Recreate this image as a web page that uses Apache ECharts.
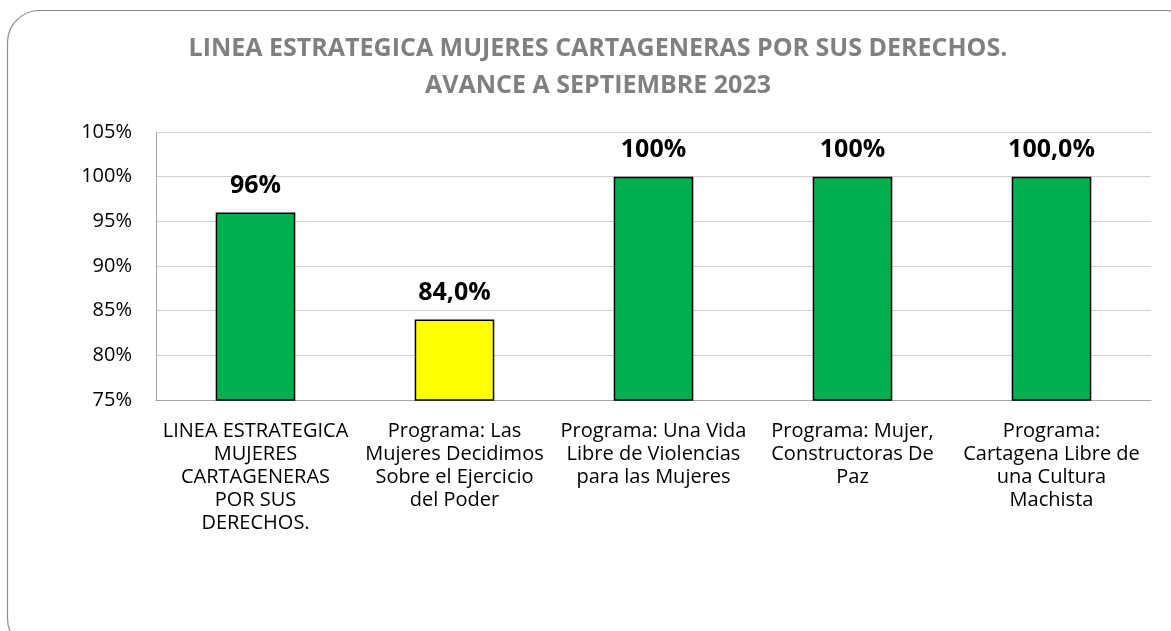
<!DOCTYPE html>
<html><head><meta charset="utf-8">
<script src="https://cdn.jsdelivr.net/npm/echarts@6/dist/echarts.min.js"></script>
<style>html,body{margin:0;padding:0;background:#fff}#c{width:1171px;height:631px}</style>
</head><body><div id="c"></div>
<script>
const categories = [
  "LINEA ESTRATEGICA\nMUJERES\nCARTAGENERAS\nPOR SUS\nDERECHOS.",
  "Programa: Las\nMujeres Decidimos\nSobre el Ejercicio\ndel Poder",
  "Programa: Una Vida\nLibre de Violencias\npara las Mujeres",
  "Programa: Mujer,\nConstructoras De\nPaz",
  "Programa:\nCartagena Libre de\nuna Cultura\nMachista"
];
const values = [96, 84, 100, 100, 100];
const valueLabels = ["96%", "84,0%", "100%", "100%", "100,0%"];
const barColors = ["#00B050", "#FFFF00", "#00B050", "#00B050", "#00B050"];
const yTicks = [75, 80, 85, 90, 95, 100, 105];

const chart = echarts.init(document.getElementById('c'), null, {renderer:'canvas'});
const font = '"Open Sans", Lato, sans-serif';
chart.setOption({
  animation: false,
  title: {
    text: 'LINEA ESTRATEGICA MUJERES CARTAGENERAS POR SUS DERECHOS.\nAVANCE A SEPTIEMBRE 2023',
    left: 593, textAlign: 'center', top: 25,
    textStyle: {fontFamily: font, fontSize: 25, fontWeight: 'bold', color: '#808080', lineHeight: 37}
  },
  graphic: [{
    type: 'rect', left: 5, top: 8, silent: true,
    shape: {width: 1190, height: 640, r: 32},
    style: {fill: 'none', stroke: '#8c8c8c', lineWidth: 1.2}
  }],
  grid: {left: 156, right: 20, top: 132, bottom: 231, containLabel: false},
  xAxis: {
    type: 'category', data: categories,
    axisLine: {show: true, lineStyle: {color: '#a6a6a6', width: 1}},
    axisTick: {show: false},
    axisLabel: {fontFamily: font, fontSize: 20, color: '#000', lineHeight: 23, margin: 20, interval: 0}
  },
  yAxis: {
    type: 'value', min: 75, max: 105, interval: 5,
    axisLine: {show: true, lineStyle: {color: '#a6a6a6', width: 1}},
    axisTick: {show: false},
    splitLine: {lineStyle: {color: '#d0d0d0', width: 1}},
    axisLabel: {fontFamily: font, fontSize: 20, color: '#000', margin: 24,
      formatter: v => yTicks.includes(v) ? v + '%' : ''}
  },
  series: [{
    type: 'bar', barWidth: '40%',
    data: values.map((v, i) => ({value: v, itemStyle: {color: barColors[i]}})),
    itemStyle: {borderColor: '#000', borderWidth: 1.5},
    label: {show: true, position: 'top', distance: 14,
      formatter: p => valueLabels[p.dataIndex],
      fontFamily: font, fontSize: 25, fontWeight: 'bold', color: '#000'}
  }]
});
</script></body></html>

--- --- ---

Written instruction: Repeat all the data as it stands, dropping any images it holds.

Solution:
Recreate this image as a web page that uses Apache ECharts.
<!DOCTYPE html>
<html><head><meta charset="utf-8">
<script src="https://cdn.jsdelivr.net/npm/echarts@6/dist/echarts.min.js"></script>
<style>html,body{margin:0;padding:0;background:#fff}#c{width:1171px;height:631px}</style>
</head><body><div id="c"></div>
<script>
const categories = [
  "LINEA ESTRATEGICA\nMUJERES\nCARTAGENERAS\nPOR SUS\nDERECHOS.",
  "Programa: Las\nMujeres Decidimos\nSobre el Ejercicio\ndel Poder",
  "Programa: Una Vida\nLibre de Violencias\npara las Mujeres",
  "Programa: Mujer,\nConstructoras De\nPaz",
  "Programa:\nCartagena Libre de\nuna Cultura\nMachista"
];
const values = [96, 84, 100, 100, 100];
const valueLabels = ["96%", "84,0%", "100%", "100%", "100,0%"];
const barColors = ["#00B050", "#FFFF00", "#00B050", "#00B050", "#00B050"];
const yTicks = [75, 80, 85, 90, 95, 100, 105];

const chart = echarts.init(document.getElementById('c'), null, {renderer:'canvas'});
const font = '"Open Sans", Lato, sans-serif';
chart.setOption({
  animation: false,
  title: {
    text: 'LINEA ESTRATEGICA MUJERES CARTAGENERAS POR SUS DERECHOS.\nAVANCE A SEPTIEMBRE 2023',
    left: 593, textAlign: 'center', top: 25,
    textStyle: {fontFamily: font, fontSize: 25, fontWeight: 'bold', color: '#808080', lineHeight: 37}
  },
  graphic: [{
    type: 'rect', left: 5, top: 8, silent: true,
    shape: {width: 1190, height: 640, r: 32},
    style: {fill: 'none', stroke: '#8c8c8c', lineWidth: 1.2}
  }],
  grid: {left: 156, right: 20, top: 132, bottom: 231, containLabel: false},
  xAxis: {
    type: 'category', data: categories,
    axisLine: {show: true, lineStyle: {color: '#a6a6a6', width: 1}},
    axisTick: {show: false},
    axisLabel: {fontFamily: font, fontSize: 20, color: '#000', lineHeight: 23, margin: 20, interval: 0}
  },
  yAxis: {
    type: 'value', min: 75, max: 105, interval: 5,
    axisLine: {show: true, lineStyle: {color: '#a6a6a6', width: 1}},
    axisTick: {show: false},
    splitLine: {lineStyle: {color: '#d0d0d0', width: 1}},
    axisLabel: {fontFamily: font, fontSize: 20, color: '#000', margin: 24,
      formatter: v => yTicks.includes(v) ? v + '%' : ''}
  },
  series: [{
    type: 'bar', barWidth: '40%',
    data: values.map((v, i) => ({value: v, itemStyle: {color: barColors[i]}})),
    itemStyle: {borderColor: '#000', borderWidth: 1.5},
    label: {show: true, position: 'top', distance: 14,
      formatter: p => valueLabels[p.dataIndex],
      fontFamily: font, fontSize: 25, fontWeight: 'bold', color: '#000'}
  }]
});
</script></body></html>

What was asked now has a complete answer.